— BEGIN Input rows —
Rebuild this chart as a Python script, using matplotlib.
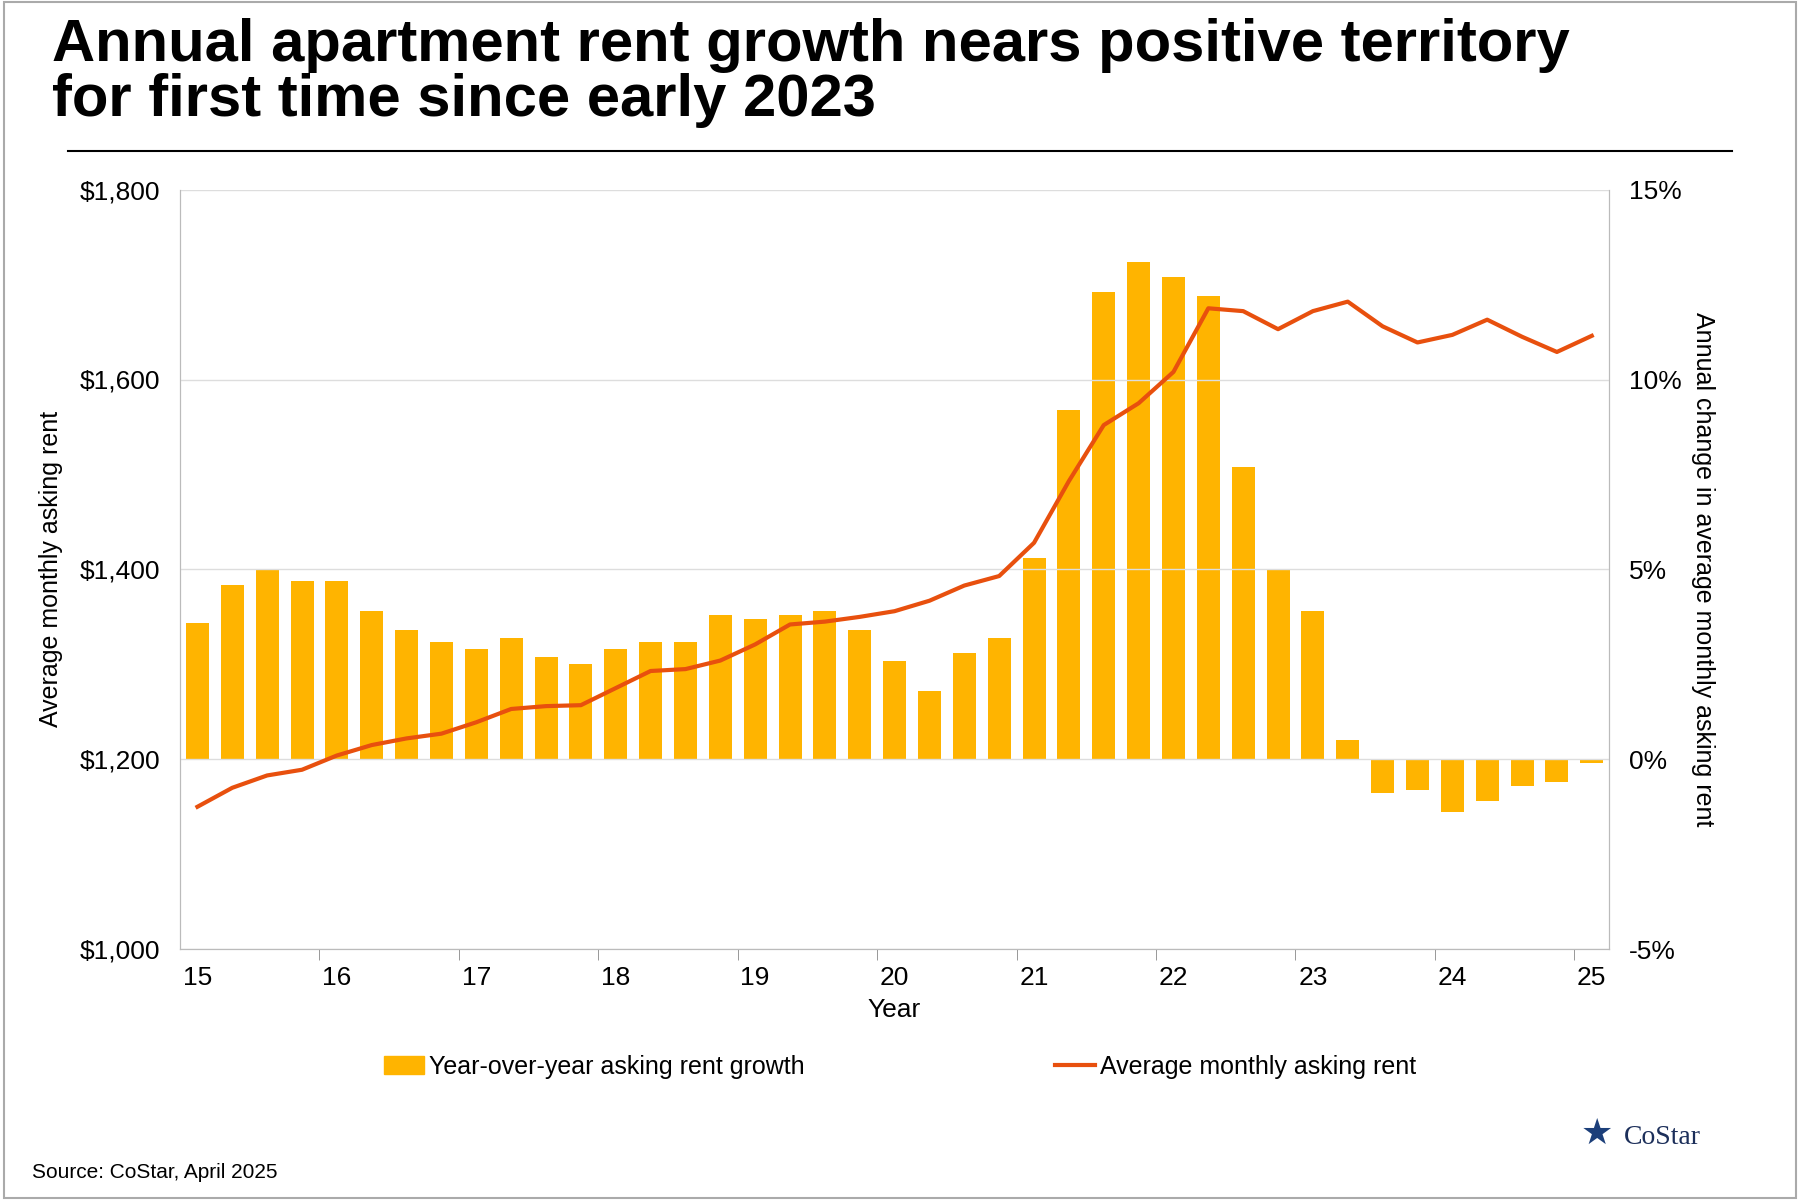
import numpy as np
import matplotlib.pyplot as plt
from matplotlib.lines import Line2D
from matplotlib.patches import Rectangle

plt.rcParams['font.family'] = ['Liberation Sans', 'DejaVu Sans']

year_labels = ['15', '16', '17', '18', '19', '20', '21', '22', '23', '24', '25']
growth_pct = [3.6, 4.6, 5.0, 4.7, 4.7, 3.9, 3.4, 3.1, 2.9, 3.2, 2.7, 2.5, 2.9, 3.1, 3.1,
              3.8, 3.7, 3.8, 3.9, 3.4, 2.6, 1.8, 2.8, 3.2, 5.3, 9.2, 12.3, 13.1, 12.7,
              12.2, 7.7, 5.0, 3.9, 0.5, -0.9, -0.8, -1.4, -1.1, -0.7, -0.6, -0.1]
avg_rent = [1150, 1170, 1183, 1189, 1204, 1215, 1222, 1227, 1239, 1253, 1256, 1257, 1275,
            1293, 1295, 1304, 1321, 1342, 1345, 1350, 1356, 1367, 1383, 1393, 1428, 1493,
            1552, 1575, 1608, 1675, 1672, 1653, 1672, 1682, 1656, 1639, 1647, 1663, 1645,
            1629, 1646]

BAR = '#FFB400'
LINE = '#E8500E'

fig = plt.figure(figsize=(18, 12), dpi=100)
fig.patches.append(Rectangle((0.002, 0.002), 0.996, 0.996, transform=fig.transFigure,
                             fill=False, edgecolor='#aaaaaa', lw=1.5))
fig.text(0.029, 0.985, 'Annual apartment rent growth nears positive territory\nfor first time since early 2023',
         fontsize=43, fontweight='bold', va='top', ha='left', linespacing=1.0)
fig.add_artist(Line2D([0.038, 0.962], [0.874, 0.874], color='black', lw=1.5))

ax = fig.add_axes([0.100, 0.209, 0.794, 0.633])
ax2 = ax.twinx()
x = np.arange(len(growth_pct))

ax2.bar(x, growth_pct, width=0.66, color=BAR, zorder=2)
ax2.set_ylim(-5, 15)
ax2.set_yticks([-5, 0, 5, 10, 15])
ax2.set_yticklabels(['-5%', '0%', '5%', '10%', '15%'])
ax2.set_ylabel('Annual change in average monthly asking rent', fontsize=18, rotation=270, labelpad=24)

ax.plot(x, avg_rent, color=LINE, lw=3, zorder=3)
ax.set_ylim(1000, 1800)
ax.set_yticks([1000, 1200, 1400, 1600, 1800])
ax.set_yticklabels(['$1,000', '$1,200', '$1,400', '$1,600', '$1,800'])
ax.set_ylabel('Average monthly asking rent', fontsize=18, labelpad=12)
ax.grid(axis='y', color='#dddddd', lw=1)
ax.set_axisbelow(True)
ax.set_zorder(ax2.get_zorder() + 1)
ax.patch.set_visible(False)

ax.set_xlim(-0.5, len(x) - 0.5)
ax.set_xticks(np.arange(0, len(x), 4))
ax.set_xticklabels(year_labels)
ax.set_xticks(np.arange(3.5, len(x) - 1, 4), minor=True)
ax.tick_params(axis='x', which='major', length=0, labelsize=19, pad=12)
ax.tick_params(axis='x', which='minor', length=8, color='#888888')
ax.set_xlabel('Year', fontsize=19, labelpad=6)
for a in (ax, ax2):
    a.tick_params(axis='y', length=0, labelsize=19, pad=14)
    a.spines['top'].set_visible(False)
    for s in ['left', 'right', 'bottom']:
        a.spines[s].set_color('#bbbbbb')

handles = [Rectangle((0, 0), 1, 1, color=BAR), Line2D([], [], color=LINE, lw=3)]
fig.legend(handles, ['Year-over-year asking rent growth', 'Average monthly asking rent'],
           loc='center', bbox_to_anchor=(0.5, 0.111), ncol=2, frameon=False,
           fontsize=18, columnspacing=10, handlelength=1.6, handletextpad=0.2)

fig.text(0.018, 0.018, 'Source: CoStar, April 2025', fontsize=15)
fig.text(0.902, 0.047, 'CoStar', fontsize=20, family='Liberation Serif', color='#1c2f5a')
fig.text(0.887, 0.047, '\u2605', fontsize=26, color='#1c3f7a', ha='center')

fig.savefig('out.png', dpi=100)
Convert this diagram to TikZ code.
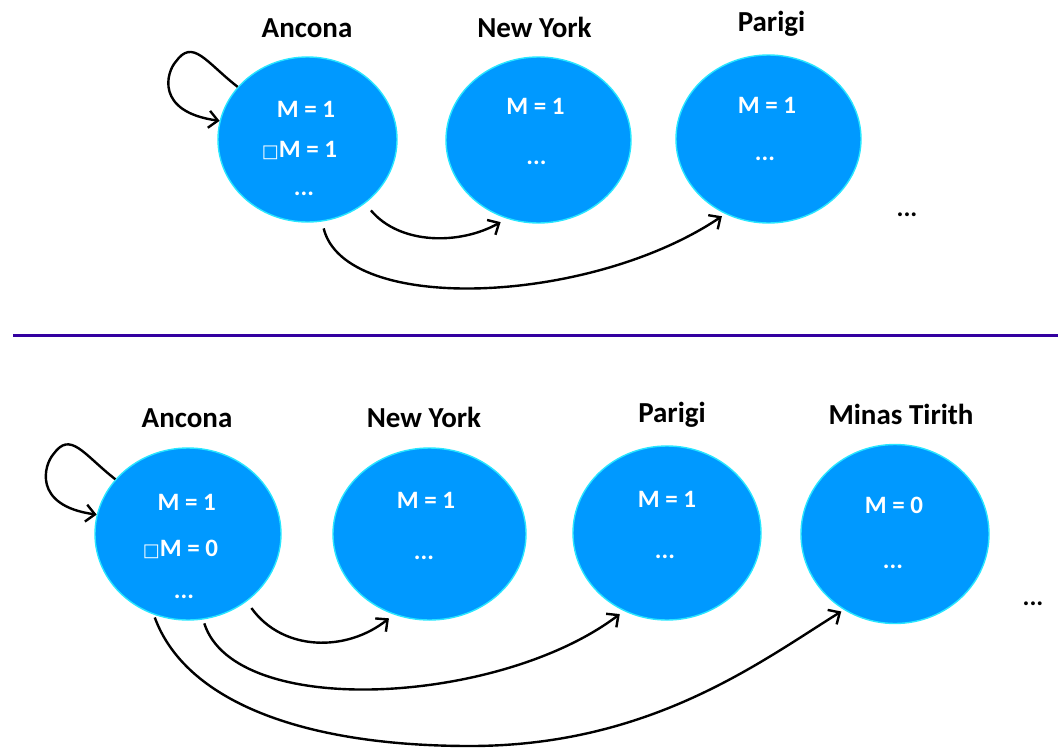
— END Input rows —
→ Exercise directions: Restate the data above exactly, stripping out each image.

→ Result of this task:
Rebuild this chart as a Python script, using matplotlib.
import numpy as np
import matplotlib.pyplot as plt
from matplotlib.lines import Line2D
from matplotlib.patches import Rectangle

plt.rcParams['font.family'] = ['Liberation Sans', 'DejaVu Sans']

year_labels = ['15', '16', '17', '18', '19', '20', '21', '22', '23', '24', '25']
growth_pct = [3.6, 4.6, 5.0, 4.7, 4.7, 3.9, 3.4, 3.1, 2.9, 3.2, 2.7, 2.5, 2.9, 3.1, 3.1,
              3.8, 3.7, 3.8, 3.9, 3.4, 2.6, 1.8, 2.8, 3.2, 5.3, 9.2, 12.3, 13.1, 12.7,
              12.2, 7.7, 5.0, 3.9, 0.5, -0.9, -0.8, -1.4, -1.1, -0.7, -0.6, -0.1]
avg_rent = [1150, 1170, 1183, 1189, 1204, 1215, 1222, 1227, 1239, 1253, 1256, 1257, 1275,
            1293, 1295, 1304, 1321, 1342, 1345, 1350, 1356, 1367, 1383, 1393, 1428, 1493,
            1552, 1575, 1608, 1675, 1672, 1653, 1672, 1682, 1656, 1639, 1647, 1663, 1645,
            1629, 1646]

BAR = '#FFB400'
LINE = '#E8500E'

fig = plt.figure(figsize=(18, 12), dpi=100)
fig.patches.append(Rectangle((0.002, 0.002), 0.996, 0.996, transform=fig.transFigure,
                             fill=False, edgecolor='#aaaaaa', lw=1.5))
fig.text(0.029, 0.985, 'Annual apartment rent growth nears positive territory\nfor first time since early 2023',
         fontsize=43, fontweight='bold', va='top', ha='left', linespacing=1.0)
fig.add_artist(Line2D([0.038, 0.962], [0.874, 0.874], color='black', lw=1.5))

ax = fig.add_axes([0.100, 0.209, 0.794, 0.633])
ax2 = ax.twinx()
x = np.arange(len(growth_pct))

ax2.bar(x, growth_pct, width=0.66, color=BAR, zorder=2)
ax2.set_ylim(-5, 15)
ax2.set_yticks([-5, 0, 5, 10, 15])
ax2.set_yticklabels(['-5%', '0%', '5%', '10%', '15%'])
ax2.set_ylabel('Annual change in average monthly asking rent', fontsize=18, rotation=270, labelpad=24)

ax.plot(x, avg_rent, color=LINE, lw=3, zorder=3)
ax.set_ylim(1000, 1800)
ax.set_yticks([1000, 1200, 1400, 1600, 1800])
ax.set_yticklabels(['$1,000', '$1,200', '$1,400', '$1,600', '$1,800'])
ax.set_ylabel('Average monthly asking rent', fontsize=18, labelpad=12)
ax.grid(axis='y', color='#dddddd', lw=1)
ax.set_axisbelow(True)
ax.set_zorder(ax2.get_zorder() + 1)
ax.patch.set_visible(False)

ax.set_xlim(-0.5, len(x) - 0.5)
ax.set_xticks(np.arange(0, len(x), 4))
ax.set_xticklabels(year_labels)
ax.set_xticks(np.arange(3.5, len(x) - 1, 4), minor=True)
ax.tick_params(axis='x', which='major', length=0, labelsize=19, pad=12)
ax.tick_params(axis='x', which='minor', length=8, color='#888888')
ax.set_xlabel('Year', fontsize=19, labelpad=6)
for a in (ax, ax2):
    a.tick_params(axis='y', length=0, labelsize=19, pad=14)
    a.spines['top'].set_visible(False)
    for s in ['left', 'right', 'bottom']:
        a.spines[s].set_color('#bbbbbb')

handles = [Rectangle((0, 0), 1, 1, color=BAR), Line2D([], [], color=LINE, lw=3)]
fig.legend(handles, ['Year-over-year asking rent growth', 'Average monthly asking rent'],
           loc='center', bbox_to_anchor=(0.5, 0.111), ncol=2, frameon=False,
           fontsize=18, columnspacing=10, handlelength=1.6, handletextpad=0.2)

fig.text(0.018, 0.018, 'Source: CoStar, April 2025', fontsize=15)
fig.text(0.902, 0.047, 'CoStar', fontsize=20, family='Liberation Serif', color='#1c2f5a')
fig.text(0.887, 0.047, '\u2605', fontsize=26, color='#1c3f7a', ha='center')

fig.savefig('out.png', dpi=100)
Convert this diagram to TikZ code.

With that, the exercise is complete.